Temperature-dependent sex determination, a trait present in many reptiles, could hold evolutionary significance linked to the species’ survival, according to a study from the University of Georgia.
Researchers in UGA’s Odum School of Ecology and the Savannah River Ecology Laboratory found that, in species with differing male and female maturation rates, survival-enhancing incubation temperatures should align with the slower-maturing sex’s needs.
“There’s a clear threshold,” said Benjamin Parrott, an associate professor of ecology at UGA. “We can determine the sex of these eggs based on their temperatures. We’ve had other projects that have looked at how that works—how temperatures become translated into this developmental program that leads to males or females.
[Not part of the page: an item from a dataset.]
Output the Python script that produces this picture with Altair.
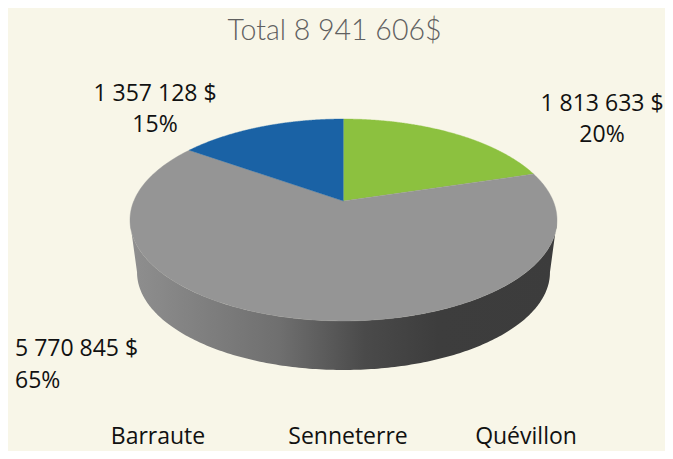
import altair as alt

# values
categories = ["Barraute", "Senneterre", "Quévillon"]
amounts = [1813633, 5770845, 1357128]          # drawn clockwise from 12 o'clock
slice_colors = ["#8cc13f", "#959595", "#1a62a5"]
title_text = "Total 8 941 606$"
total = sum(amounts)

BG = "#f8f6e8"
W, H = 657, 443
# pie geometry in page pixels
CX, CY = 343.5, 201
A, B, K = 209.7, 97.4, 0.188   # radii and perspective factor
S, D = 0.967, 53               # lower rim scale and offset (px)

x_scale = alt.Scale(domain=[-1, 1], range=[CX - A - 8, CX + A - 8])
y_scale = alt.Scale(domain=[-1, 1], range=[CY + B - 8, CY - B - 8])
DY = D / B


def enc(order="i"):
    return dict(
        x=alt.X("px:Q", scale=x_scale, axis=None),
        y=alt.Y("py:Q", scale=y_scale, axis=None),
        order=alt.Order(f"{order}:Q"),
    )


# side wall
PHI0, PHI1 = 100.8, 259.2
wall = (
    alt.Chart(alt.sequence(0, 401, 1, as_="i"))
    .transform_calculate(
        low="datum.i<=200 ? 1 : 0",
        t="datum.i<=200 ? datum.i/200 : (400-datum.i)/199.9",
        phi=f"({PHI0}+datum.t*({PHI1}-{PHI0}))*PI/180",
        d=f"1+{K}*cos(datum.phi)",
        px=f"sin(datum.phi)/datum.d*(datum.low ? {S} : 1)",
        py=f"cos(datum.phi)/datum.d*(datum.low ? {S} : 1)-(datum.low ? {DY} : 0)",
    )
    .mark_line(
        strokeWidth=0,
        fill=alt.Gradient(
            gradient="linear", x1=0, x2=1, y1=0, y2=0,
            stops=[
                alt.GradientStop(offset=0, color="#8f8f8f"),
                alt.GradientStop(offset=0.35, color="#6f6f6f"),
                alt.GradientStop(offset=0.55, color="#4a4a4a"),
                alt.GradientStop(offset=0.72, color="#3d3d3d"),
                alt.GradientStop(offset=1, color="#3c3c3c"),
            ],
        ),
    )
    .encode(**enc())
)

# top slices
layers = [wall]
cum = 0
for amt, col in zip(amounts, slice_colors):
    start = cum / total * 360
    cum += amt
    end = cum / total * 360
    layers.append(
        alt.Chart(alt.sequence(0, 202, 1, as_="i"))
        .transform_calculate(
            r="datum.i==0 ? 0 : 1",
            phi=f"({start}+(datum.i-1)/200*({end}-{start}))*PI/180",
            d=f"1+{K}*datum.r*cos(datum.phi)",
            px="datum.r*sin(datum.phi)/datum.d",
            py="datum.r*cos(datum.phi)/datum.d",
        )
        .mark_line(fill=col, stroke=col, strokeWidth=0.4)
        .encode(**enc())
    )


def text(s, x, y, align="center", size=23, color="#111111", font="Open Sans", weight=400):
    return (
        alt.Chart(alt.Data(values=[{"label": s}]))
        .mark_text(align=align, baseline="alphabetic", fontSize=size, color=color, font=font, fontWeight=weight)
        .encode(text="label:N", x=alt.value(x - 8), y=alt.value(y - 8))
    )


label_lines = [
    ("1 813 633 $", 602, 111, "center"), ("20%", 602, 142, "center"),
    ("5 770 845 $", 15, 356, "left"), ("65%", 15, 388, "left"),
    ("1 357 128 $", 155, 101, "center"), ("15%", 155, 132, "center"),
]
for s, x, y, al in label_lines:
    layers.append(text(s, x, y, al))

for s, x in zip(categories, [158, 348, 526]):
    layers.append(text(s, x, 444))

layers.append(text(title_text, 334.5, 40, size=28.5, color="#606060", font="Lato", weight=300))

chart = (
    alt.layer(*layers)
    .properties(width=W, height=H, background=BG, padding=0)
    .configure_view(stroke=None)
    .resolve_scale(x="shared", y="shared")
)
chart.save("out.html", embed_options={"renderer": "svg", "actions": False})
“What we haven’t understood is why.”
It’s all a bit of a mouthful. Let’s take a step back.
Parrott’s research group has studied a concept called “developmental plasticity,” which occurs in species throughout nature—including humans. As embryos, organisms experience different environmental factors like temperature, contaminants, stress and more, each of which can shape how it develops. An example of that is temperature-dependent sex determination in many reptiles.
In this study, the researchers focused on alligators. Rather than determine sex with X and Y chromosomes, as humans do, alligators instead rely on incubation temperature.
“There are temperatures that are not that different,” Parrott said. “Thirty-three degrees Celsius will usually produce 100% males. Contrarily, 30 degrees Celsius—just 3 degrees different—gives 100% females. Whatever is going on, there seems to be a threshold.”
One of the primary developmental differences between male and female alligators is their rate of maturity. While most females reach sexual maturity around 16 years old, males require 24 years on average. In other words, males need to survive significantly longer than females to reproduce and enhance the fortunes of the species.
Referring to a separate paper that theorized survival as a key evolutionary reason for this trait, Parrott’s postdoctoral researcher Samantha Bock suggested a test. Bock, Parrott and teammates incubated alligator eggs under the two temperatures—33.5 and 29.5 degrees Celsius—and tested how each affected juvenile survival.
“In this species, if incubation temperature is affecting survivorship,” Bock said, “you would want the temperature that produces better survivorship to give you the sex that has to survive much longer in order to reproduce.”
As it turns out, it did.
Hatchlings incubated at male-promoting temperatures consistently exhibited higher survival compared to those incubated at female-promoting temperatures. The pattern appeared independent of hatchling sex, as females produced from hormone manipulation at male-promoting temperatures still exhibited similar survival to their male counterparts.
Parrott said the primary motivation for the study was simply curiosity. While they have conducted other studies about the impacts of climate change on ecosystems and animal populations, this was simply to identify why species used temperatures to determine their sex.
“There is potential to examine other form of developmental plasticity and the evolutionary consequences that drive these biological dynamics,” he said. “Why do organisms respond to the environment and change their sex or their behavior? Is it a fluke? Are there evolutionary reasons?
“There was a thought that maybe it was just this way because it was. That there’s no real consequence, so this is what happened. What our work is showing is that there appears to be a real evolutionary benefit.”
In the future, Parrott suggested his lab may investigate related questions like why male temperatures promote better survival in the first place.
Results of the study were published in Functional Ecology, titled “Differential early-life survival underlies the adaptive significance of temperature-dependent sex determination in a long-lived reptile” (Samantha Bock, Yeraldi Loera, Josiah Johnson, Christopher Smaga, David Lee Haskins, Tracey Tuberville, Randeep Singh, Thomas Rainwater, Philip Wilkinson, Benjamin Parrott).
Research is funded by a grant from the National Science Foundation.